Other Bell Media cuts

AM radio wasn’t the only place where employees faced the chopping block at Bell Media. Cuts were made across the country, including several big names at CTV National News (Joyce Napier, Tom Walters, Daniele Hamamdjian, Glen McGregor, Paul Workman and executive producer Rosa Hwang) and cuts to smaller newsrooms like Rimouski, where Bell Media’s two radio stations can now rely on only a single journalist covering the region. In Victoria, CTV2 will now be simulcasting the Vancouver news at 5, sandwiched between Victoria local newscasts that are now half an hour in length. Unifor says it expects 100 union jobs to be cut nationwide.

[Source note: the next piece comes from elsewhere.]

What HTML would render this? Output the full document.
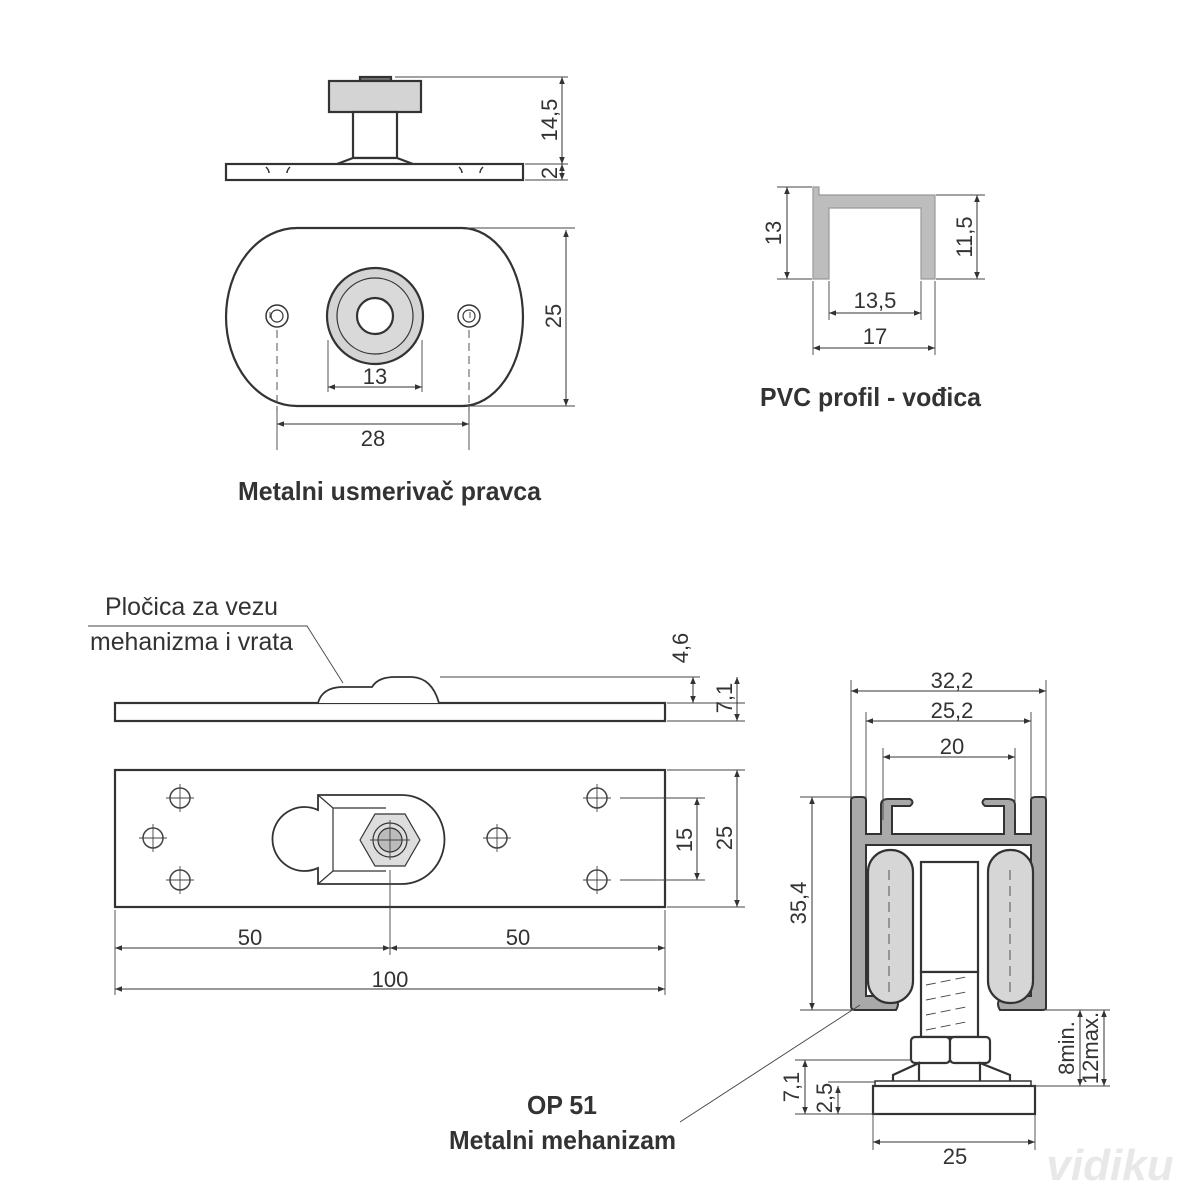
<!DOCTYPE html>
<html><head><meta charset="utf-8"><style>
html,body{margin:0;padding:0;background:#fff}
svg{display:block}
text{font-family:"Liberation Sans Narrow","Liberation Sans",sans-serif;fill:#333}
</style></head><body>
<svg width="1200" height="1200" viewBox="0 0 1200 1200" xmlns="http://www.w3.org/2000/svg">
<defs>
<marker id="a" viewBox="0 0 10 10" refX="10" refY="5" markerWidth="10" markerHeight="7" orient="auto-start-reverse" markerUnits="userSpaceOnUse"><path d="M0,1 L10,5 L0,9 Z" fill="#333"/></marker>
</defs>
<g stroke="#333" fill="none" stroke-width="2.2">
<rect x="360" y="77" width="31" height="4" fill="#777"/>
<rect x="329" y="81" width="92" height="31" fill="#d4d4d4"/>
<rect x="353" y="112" width="44" height="46" fill="#fff"/>
<path d="M337,164 L353,158 H397 L413,164" fill="#fff"/>
<rect x="226" y="164" width="297" height="16" fill="#fff"/>
<path d="M266,167 q3,3 3,6 M290,167 q-3,3 -3,6 M459,167 q3,3 3,6 M483,167 q-3,3 -3,6" stroke-width="1.5"/>
<path d="M297,228 H462 A61,89 0 0 1 462,406 H297 A71,89 0 0 1 297,228 Z" fill="#fff"/>
<circle cx="375" cy="316" r="48" fill="#d4d4d4"/>
<circle cx="375" cy="316" r="38" fill="#d9d9d9" stroke-width="1.2"/>
<circle cx="375" cy="316" r="18" fill="#fff"/>
<circle cx="277" cy="316" r="11" fill="#fff" stroke-width="1.5"/><circle cx="277" cy="316" r="6" stroke-width="1.2"/>
<circle cx="469" cy="316" r="11" fill="#fff" stroke-width="1.5"/><circle cx="469" cy="316" r="6" stroke-width="1.2"/>
<path d="M813,187 H819 V195 H935 V279 H921 V208 H829 V279 H813 Z" fill="#bdbdbd" stroke="#999" stroke-width="1.2"/>
<rect x="115" y="703" width="550" height="18" fill="#fff"/>
<path d="M318,703 Q322,688 341,687 H372 Q378,677 395,677 H412 Q432,678 439,703" fill="#fff" stroke-width="1.8"/>
<rect x="115" y="770" width="550" height="137" fill="#fff"/>
<path d="M318,795 H402 A42,44 0 0 1 402,884 H318 V868 A32,32 0 1 1 318,810 Z" fill="#fff" stroke-width="1.8"/>
<path d="M318,795 L333,808 H386 M318,884 L333,871 H386 M333,808 V871" stroke-width="1.2"/>
<path d="M360,840 L375,814 H405 L420,840 L405,866 H375 Z" fill="#ddd" stroke-width="1.2"/>
<circle cx="390" cy="840" r="17" stroke-width="1.2"/><circle cx="390" cy="840" r="12" fill="#bbb" stroke-width="1.2"/>
<path d="M851,800 Q851,797 856,797 H862 Q866,797 866,800 V834 H881 V805 Q881,799 888,799 H910 Q915,802 910,806 H892 V834 H1004 V806 H985 Q980,802 985,799 H1008 Q1015,799 1015,805 V834 H1031 V800 Q1031,797 1036,797 H1043 Q1046,797 1046,800 V1008 Q1046,1010 1042,1010 H1000 Q994,1000 1006,996 H1031 V845 H866 V996 H890 Q902,1000 896,1010 H855 Q851,1010 851,1006 Z" fill="#a9a9a9" stroke-width="2"/>
<rect x="868" y="850" width="45" height="153" rx="22" fill="#d6d6d6"/>
<rect x="988" y="850" width="45" height="153" rx="22" fill="#d6d6d6"/>
<rect x="921" y="862" width="57" height="110" fill="#fff"/>
<rect x="921" y="972" width="57" height="65" fill="#fff"/>
<rect x="911" y="1037" width="39" height="26" rx="4" fill="#fff"/>
<rect x="950" y="1037" width="40" height="26" rx="4" fill="#fff"/>
<path d="M893,1082 L893,1075 L919,1063 V1082 M1010,1082 V1075 L980,1063 V1082" fill="#fff"/>
<rect x="875" y="1081" width="156" height="5" fill="#fff" stroke-width="1.5"/>
<rect x="873" y="1086" width="162" height="28" fill="#fff"/>
</g>
<g stroke="#444" stroke-width="0.9" fill="none">
<path d="M270,312 v6 M470,312 v6" />
<path d="M277,330 V410 M469,330 V410" stroke-dasharray="8,5"/>
<path d="M395,77 H568 M525,180 H568 M525,164 H568 M466,228 H575 M466,406 H575 M328,340 V392 M422,340 V392 M277,406 V450 M469,406 V450"/>
<path d="M777,187 H812 M777,279 H812 M936,195 H985 M936,279 H985 M829,281 V320 M921,281 V320 M813,281 V355 M935,281 V355"/>
<path d="M88,626 H307 L343,683 M440,677 H700 M667,703 H745 M667,721 H745 M667,770 H745 M667,907 H745 M620,798 H705 M620,880 H705 M115,910 V995 M390,870 V955 M665,910 V995"/>
<path d="M851,680 V800 M1046,680 V800 M866,712 V800 M1031,712 V800 M883,748 V820 M1015,748 V820 M800,797 H852 M800,1010 H852 M1046,1010 H1110 M1032,1086 H1110 M795,1060 H912 M828,1082 H876 M795,1114 H876 M873,1115 V1150 M1035,1115 V1150 M680,1122 L860,1005"/>
<path d="M153,838 m-14,0 h28 m-14,-14 v28 M180,798 m-14,0 h28 m-14,-14 v28 M180,880 m-14,0 h28 m-14,-14 v28 M597,798 m-14,0 h28 m-14,-14 v28 M597,880 m-14,0 h28 m-14,-14 v28 M497,838 m-14,0 h28 m-14,-14 v28 M390,820 v40 M370,840 h40"/>
<path d="M889,870 V995 M1010,870 V995" stroke-dasharray="10,6"/>
<path d="M926,985 l40,-8 M926,1000 l40,-8 M926,1015 l40,-8 M926,1030 l40,-8" stroke-dasharray="10,5"/>
</g>
<g stroke="#444" fill="none" stroke-width="1.5">
<circle cx="153" cy="838" r="10"/><circle cx="180" cy="798" r="10"/><circle cx="180" cy="880" r="10"/>
<circle cx="597" cy="798" r="10"/><circle cx="597" cy="880" r="10"/><circle cx="497" cy="838" r="10"/>
</g>
<g stroke="#333" stroke-width="1" fill="none" marker-start="url(#a)" marker-end="url(#a)">
<path d="M562,77 V164"/><path d="M562,164 V180"/>
<path d="M566,230 V406"/><path d="M328,387 H422"/><path d="M277,424 H469"/>
<path d="M787,187 V279"/><path d="M977,195 V279"/><path d="M829,313 H921"/><path d="M813,348 H935"/>
<path d="M693,677 V703"/><path d="M737,677 V721"/>
<path d="M697,798 V880"/><path d="M737,770 V907"/>
<path d="M115,948 H390"/><path d="M390,948 H665"/><path d="M115,989 H665"/>
<path d="M851,691 H1046"/><path d="M866,721 H1031"/><path d="M883,757 H1015"/>
<path d="M812,797 V1010"/><path d="M805,1060 V1114"/><path d="M838,1086 V1114"/>
<path d="M1080,1010 V1086"/><path d="M1104,1010 V1086"/>
<path d="M873,1142 H1035"/>
</g>
<g font-size="22">
<text x="557" y="120" transform="rotate(-90 557 120)" text-anchor="middle">14,5</text>
<text x="557" y="173" transform="rotate(-90 557 173)" text-anchor="middle">2</text>
<text x="561" y="316" transform="rotate(-90 561 316)" text-anchor="middle">25</text>
<text x="375" y="384" text-anchor="middle">13</text>
<text x="373" y="446" text-anchor="middle">28</text>
<text x="781" y="233" transform="rotate(-90 781 233)" text-anchor="middle">13</text>
<text x="972" y="237" transform="rotate(-90 972 237)" text-anchor="middle">11,5</text>
<text x="875" y="308" text-anchor="middle">13,5</text>
<text x="875" y="344" text-anchor="middle">17</text>
<text x="105" y="615" font-size="25" textLength="173" lengthAdjust="spacingAndGlyphs">Pločica za vezu</text>
<text x="90" y="650" font-size="25" textLength="203" lengthAdjust="spacingAndGlyphs">mehanizma i vrata</text>
<text x="688" y="648" transform="rotate(-90 688 648)" text-anchor="middle">4,6</text>
<text x="732" y="698" transform="rotate(-90 732 698)" text-anchor="middle">7,1</text>
<text x="692" y="840" transform="rotate(-90 692 840)" text-anchor="middle">15</text>
<text x="732" y="838" transform="rotate(-90 732 838)" text-anchor="middle">25</text>
<text x="250" y="945" text-anchor="middle">50</text>
<text x="518" y="945" text-anchor="middle">50</text>
<text x="390" y="987" text-anchor="middle">100</text>
<text x="952" y="688" text-anchor="middle">32,2</text>
<text x="952" y="718" text-anchor="middle">25,2</text>
<text x="952" y="754" text-anchor="middle">20</text>
<text x="806" y="903" transform="rotate(-90 806 903)" text-anchor="middle">35,4</text>
<text x="799" y="1087" transform="rotate(-90 799 1087)" text-anchor="middle">7,1</text>
<text x="832" y="1098" transform="rotate(-90 832 1098)" text-anchor="middle">2,5</text>
<text x="1074" y="1048" transform="rotate(-90 1074 1048)" text-anchor="middle">8min.</text>
<text x="1098" y="1048" transform="rotate(-90 1098 1048)" text-anchor="middle">12max.</text>
<text x="955" y="1164" text-anchor="middle">25</text>
</g>
<g font-weight="bold" font-size="26">
<text x="238" y="500" textLength="303" lengthAdjust="spacingAndGlyphs">Metalni usmerivač pravca</text>
<text x="760" y="406" textLength="221" lengthAdjust="spacingAndGlyphs">PVC profil - vođica</text>
<text x="527" y="1114" textLength="70" lengthAdjust="spacingAndGlyphs">OP 51</text>
<text x="449" y="1149" textLength="227" lengthAdjust="spacingAndGlyphs">Metalni mehanizam</text>
</g>
<text x="1110" y="1180" font-size="44" font-style="italic" font-weight="bold" style="fill:#e8e8e8" text-anchor="middle">vidiku</text>
</svg>
</body></html>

In Montreal, Jason Rockman has left CHOM. He posted a video to Facebook explaining that he has no hard feelings toward his former employer.

Bell attributed these latest cuts to its workforce to the changing media landscape, and tried to deflect some blame on the CRTC for Bell’s regulatory burden and on the Canadian government for not moving fast enough on making Google and Facebook compensate news companies.

But let’s be honest here, eliminating CRTC obligations or cutting a cheque with Google’s logo in the corner isn’t going to reverse these cuts. The truth is that Bell is losing the war for people’s attention, and the advertising income that goes with that.